SET PROBLEM:
Return a copy of each line that holds the string "matplotlib".

DATA SEGMENT:
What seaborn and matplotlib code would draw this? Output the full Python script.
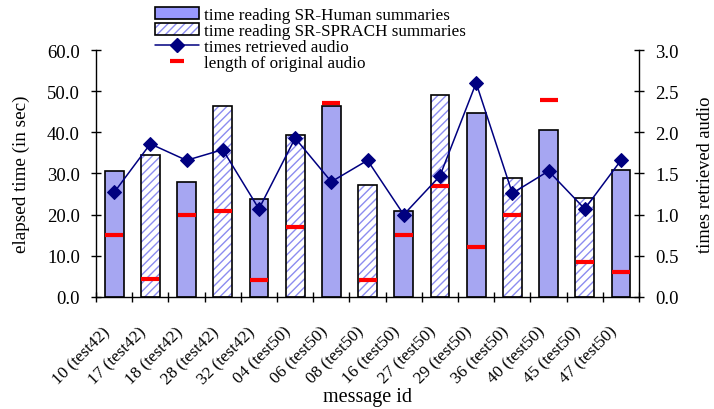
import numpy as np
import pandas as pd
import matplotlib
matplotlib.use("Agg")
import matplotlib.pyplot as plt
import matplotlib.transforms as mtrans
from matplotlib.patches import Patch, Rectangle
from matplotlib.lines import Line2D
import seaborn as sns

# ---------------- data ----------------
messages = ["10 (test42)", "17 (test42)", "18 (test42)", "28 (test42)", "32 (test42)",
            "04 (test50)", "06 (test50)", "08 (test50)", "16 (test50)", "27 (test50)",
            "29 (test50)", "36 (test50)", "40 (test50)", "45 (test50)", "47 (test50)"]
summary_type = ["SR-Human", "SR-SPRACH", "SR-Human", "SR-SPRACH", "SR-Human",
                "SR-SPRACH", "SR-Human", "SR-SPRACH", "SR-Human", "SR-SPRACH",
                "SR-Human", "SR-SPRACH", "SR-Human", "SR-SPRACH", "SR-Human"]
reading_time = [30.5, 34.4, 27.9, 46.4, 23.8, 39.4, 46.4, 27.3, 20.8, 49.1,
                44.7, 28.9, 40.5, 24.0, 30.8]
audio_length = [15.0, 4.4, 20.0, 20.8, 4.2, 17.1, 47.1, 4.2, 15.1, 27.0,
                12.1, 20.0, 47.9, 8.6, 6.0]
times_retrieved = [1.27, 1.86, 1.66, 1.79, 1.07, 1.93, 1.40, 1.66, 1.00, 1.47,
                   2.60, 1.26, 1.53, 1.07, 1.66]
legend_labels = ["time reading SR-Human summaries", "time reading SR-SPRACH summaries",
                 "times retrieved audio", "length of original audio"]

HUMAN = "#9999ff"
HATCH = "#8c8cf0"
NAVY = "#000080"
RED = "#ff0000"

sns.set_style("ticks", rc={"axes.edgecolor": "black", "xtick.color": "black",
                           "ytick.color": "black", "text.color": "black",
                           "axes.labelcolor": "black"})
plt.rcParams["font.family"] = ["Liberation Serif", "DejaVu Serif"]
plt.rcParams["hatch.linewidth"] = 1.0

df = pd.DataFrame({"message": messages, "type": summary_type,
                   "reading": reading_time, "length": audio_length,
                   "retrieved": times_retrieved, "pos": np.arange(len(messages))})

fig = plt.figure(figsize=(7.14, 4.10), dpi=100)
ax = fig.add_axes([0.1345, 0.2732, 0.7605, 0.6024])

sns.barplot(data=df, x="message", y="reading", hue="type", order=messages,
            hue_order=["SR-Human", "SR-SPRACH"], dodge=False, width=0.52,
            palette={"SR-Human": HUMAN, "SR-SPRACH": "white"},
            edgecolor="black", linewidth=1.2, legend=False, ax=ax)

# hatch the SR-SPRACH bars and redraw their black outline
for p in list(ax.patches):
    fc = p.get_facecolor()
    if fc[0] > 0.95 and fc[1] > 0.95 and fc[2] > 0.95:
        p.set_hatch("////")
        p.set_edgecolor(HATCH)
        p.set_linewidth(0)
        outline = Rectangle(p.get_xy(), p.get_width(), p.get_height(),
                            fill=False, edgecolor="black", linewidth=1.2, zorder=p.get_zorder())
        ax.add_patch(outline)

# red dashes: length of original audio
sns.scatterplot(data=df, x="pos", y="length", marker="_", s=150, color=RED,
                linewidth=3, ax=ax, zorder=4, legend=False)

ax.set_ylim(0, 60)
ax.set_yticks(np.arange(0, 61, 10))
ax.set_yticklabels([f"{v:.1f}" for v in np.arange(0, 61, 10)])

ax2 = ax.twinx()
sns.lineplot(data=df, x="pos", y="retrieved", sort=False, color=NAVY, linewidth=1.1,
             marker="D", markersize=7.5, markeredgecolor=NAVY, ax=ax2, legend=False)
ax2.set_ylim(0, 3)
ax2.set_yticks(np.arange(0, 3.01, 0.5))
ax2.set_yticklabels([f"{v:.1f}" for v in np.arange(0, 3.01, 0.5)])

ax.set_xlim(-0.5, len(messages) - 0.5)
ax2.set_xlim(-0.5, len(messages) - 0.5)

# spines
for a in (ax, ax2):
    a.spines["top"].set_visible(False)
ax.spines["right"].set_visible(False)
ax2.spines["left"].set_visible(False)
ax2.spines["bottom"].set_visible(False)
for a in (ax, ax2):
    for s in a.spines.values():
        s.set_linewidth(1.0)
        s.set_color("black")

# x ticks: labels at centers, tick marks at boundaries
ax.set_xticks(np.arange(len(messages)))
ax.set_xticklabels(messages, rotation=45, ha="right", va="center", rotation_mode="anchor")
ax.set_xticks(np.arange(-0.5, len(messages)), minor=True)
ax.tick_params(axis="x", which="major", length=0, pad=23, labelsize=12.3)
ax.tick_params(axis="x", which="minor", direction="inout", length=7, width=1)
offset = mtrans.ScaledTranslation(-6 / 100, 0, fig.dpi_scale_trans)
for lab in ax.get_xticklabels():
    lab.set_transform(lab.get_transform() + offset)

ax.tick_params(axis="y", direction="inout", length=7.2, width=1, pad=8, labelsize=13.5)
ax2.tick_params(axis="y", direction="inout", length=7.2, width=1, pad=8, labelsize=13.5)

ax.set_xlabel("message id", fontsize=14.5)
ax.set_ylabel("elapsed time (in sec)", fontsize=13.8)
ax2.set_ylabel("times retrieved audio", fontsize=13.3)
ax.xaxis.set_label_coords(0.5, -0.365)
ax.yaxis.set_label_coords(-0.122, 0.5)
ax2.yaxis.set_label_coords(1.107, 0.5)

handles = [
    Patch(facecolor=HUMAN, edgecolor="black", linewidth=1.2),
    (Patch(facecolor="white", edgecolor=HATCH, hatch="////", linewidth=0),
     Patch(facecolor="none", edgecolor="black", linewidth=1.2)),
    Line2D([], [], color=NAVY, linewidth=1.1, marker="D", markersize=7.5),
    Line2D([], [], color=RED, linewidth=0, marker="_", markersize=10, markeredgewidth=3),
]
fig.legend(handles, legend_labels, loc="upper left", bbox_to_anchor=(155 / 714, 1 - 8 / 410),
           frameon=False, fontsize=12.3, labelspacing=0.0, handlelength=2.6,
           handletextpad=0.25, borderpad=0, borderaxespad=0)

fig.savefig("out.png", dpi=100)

SOLVED PROBLEM:
What seaborn and matplotlib code would draw this? Output the full Python script.
import matplotlib
matplotlib.use("Agg")
import matplotlib.pyplot as plt
import matplotlib.transforms as mtrans
from matplotlib.patches import Patch, Rectangle
from matplotlib.lines import Line2D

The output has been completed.